SUPPLIED MATERIAL:
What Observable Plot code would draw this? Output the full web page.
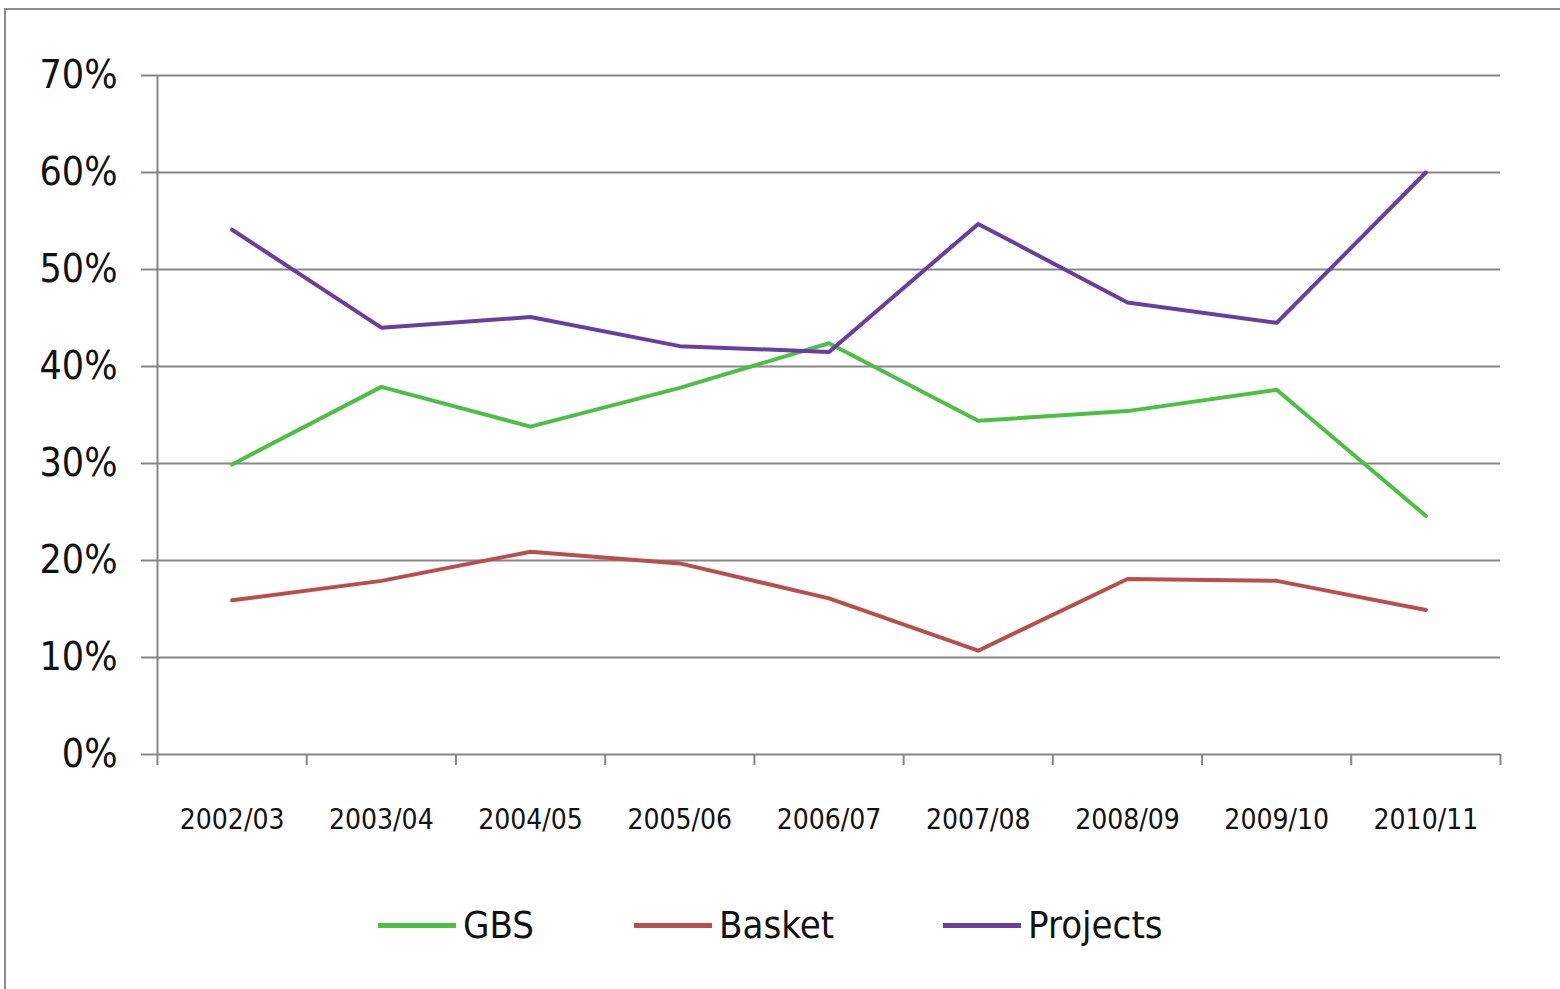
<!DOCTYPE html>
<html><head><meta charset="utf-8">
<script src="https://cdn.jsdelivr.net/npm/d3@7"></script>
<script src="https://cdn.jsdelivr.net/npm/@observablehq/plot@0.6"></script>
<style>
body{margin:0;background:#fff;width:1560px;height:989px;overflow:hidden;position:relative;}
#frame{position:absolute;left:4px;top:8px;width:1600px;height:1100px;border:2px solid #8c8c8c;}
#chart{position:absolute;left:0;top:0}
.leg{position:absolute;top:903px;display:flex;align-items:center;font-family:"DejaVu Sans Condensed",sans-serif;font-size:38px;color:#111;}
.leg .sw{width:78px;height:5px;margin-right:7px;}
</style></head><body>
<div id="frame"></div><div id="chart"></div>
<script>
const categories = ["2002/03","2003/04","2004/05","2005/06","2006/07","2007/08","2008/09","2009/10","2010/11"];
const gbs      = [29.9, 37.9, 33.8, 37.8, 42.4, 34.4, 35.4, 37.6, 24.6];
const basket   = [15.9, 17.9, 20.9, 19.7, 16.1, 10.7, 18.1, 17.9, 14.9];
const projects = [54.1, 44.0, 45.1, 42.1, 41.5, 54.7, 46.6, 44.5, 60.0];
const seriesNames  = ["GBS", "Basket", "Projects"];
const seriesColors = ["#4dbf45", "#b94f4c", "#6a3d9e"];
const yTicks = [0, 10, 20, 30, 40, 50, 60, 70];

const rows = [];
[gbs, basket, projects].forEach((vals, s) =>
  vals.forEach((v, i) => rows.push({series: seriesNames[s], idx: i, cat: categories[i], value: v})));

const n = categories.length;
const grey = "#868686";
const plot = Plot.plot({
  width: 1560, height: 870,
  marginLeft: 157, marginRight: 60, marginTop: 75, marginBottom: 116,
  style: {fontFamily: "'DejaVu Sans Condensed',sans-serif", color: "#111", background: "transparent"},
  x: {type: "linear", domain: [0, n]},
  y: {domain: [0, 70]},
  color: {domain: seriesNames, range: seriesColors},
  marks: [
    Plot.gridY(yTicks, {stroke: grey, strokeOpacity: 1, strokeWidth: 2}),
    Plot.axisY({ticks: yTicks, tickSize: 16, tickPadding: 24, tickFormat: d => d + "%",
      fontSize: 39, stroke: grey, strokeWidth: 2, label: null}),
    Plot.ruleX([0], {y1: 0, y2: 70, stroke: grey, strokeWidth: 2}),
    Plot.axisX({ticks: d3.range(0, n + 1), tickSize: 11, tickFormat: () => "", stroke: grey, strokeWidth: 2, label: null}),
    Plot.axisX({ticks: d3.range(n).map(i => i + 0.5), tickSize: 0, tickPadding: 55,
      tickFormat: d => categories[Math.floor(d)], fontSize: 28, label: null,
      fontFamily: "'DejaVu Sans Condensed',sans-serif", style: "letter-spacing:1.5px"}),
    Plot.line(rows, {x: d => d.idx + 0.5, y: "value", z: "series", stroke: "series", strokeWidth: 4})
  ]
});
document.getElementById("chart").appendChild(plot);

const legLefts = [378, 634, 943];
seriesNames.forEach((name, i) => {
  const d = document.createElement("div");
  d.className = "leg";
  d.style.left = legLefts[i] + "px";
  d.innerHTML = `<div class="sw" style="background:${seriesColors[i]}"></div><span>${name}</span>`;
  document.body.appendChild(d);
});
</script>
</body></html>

WORK TO DO:
Pictures stay out. Repeat only the lines from the beginning of the data through the line that has "vals.forEach((v, i) =>".

WRITTEN RESPONSE:
What Observable Plot code would draw this? Output the full web page.
<!DOCTYPE html>
<html><head><meta charset="utf-8">
<script src="https://cdn.jsdelivr.net/npm/d3@7"></script>
<script src="https://cdn.jsdelivr.net/npm/@observablehq/plot@0.6"></script>
<style>
body{margin:0;background:#fff;width:1560px;height:989px;overflow:hidden;position:relative;}
#frame{position:absolute;left:4px;top:8px;width:1600px;height:1100px;border:2px solid #8c8c8c;}
#chart{position:absolute;left:0;top:0}
.leg{position:absolute;top:903px;display:flex;align-items:center;font-family:"DejaVu Sans Condensed",sans-serif;font-size:38px;color:#111;}
.leg .sw{width:78px;height:5px;margin-right:7px;}
</style></head><body>
<div id="frame"></div><div id="chart"></div>
<script>
const categories = ["2002/03","2003/04","2004/05","2005/06","2006/07","2007/08","2008/09","2009/10","2010/11"];
const gbs      = [29.9, 37.9, 33.8, 37.8, 42.4, 34.4, 35.4, 37.6, 24.6];
const basket   = [15.9, 17.9, 20.9, 19.7, 16.1, 10.7, 18.1, 17.9, 14.9];
const projects = [54.1, 44.0, 45.1, 42.1, 41.5, 54.7, 46.6, 44.5, 60.0];
const seriesNames  = ["GBS", "Basket", "Projects"];
const seriesColors = ["#4dbf45", "#b94f4c", "#6a3d9e"];
const yTicks = [0, 10, 20, 30, 40, 50, 60, 70];

const rows = [];
[gbs, basket, projects].forEach((vals, s) =>
  vals.forEach((v, i) => rows.push({series: seriesNames[s], idx: i, cat: categories[i], value: v})));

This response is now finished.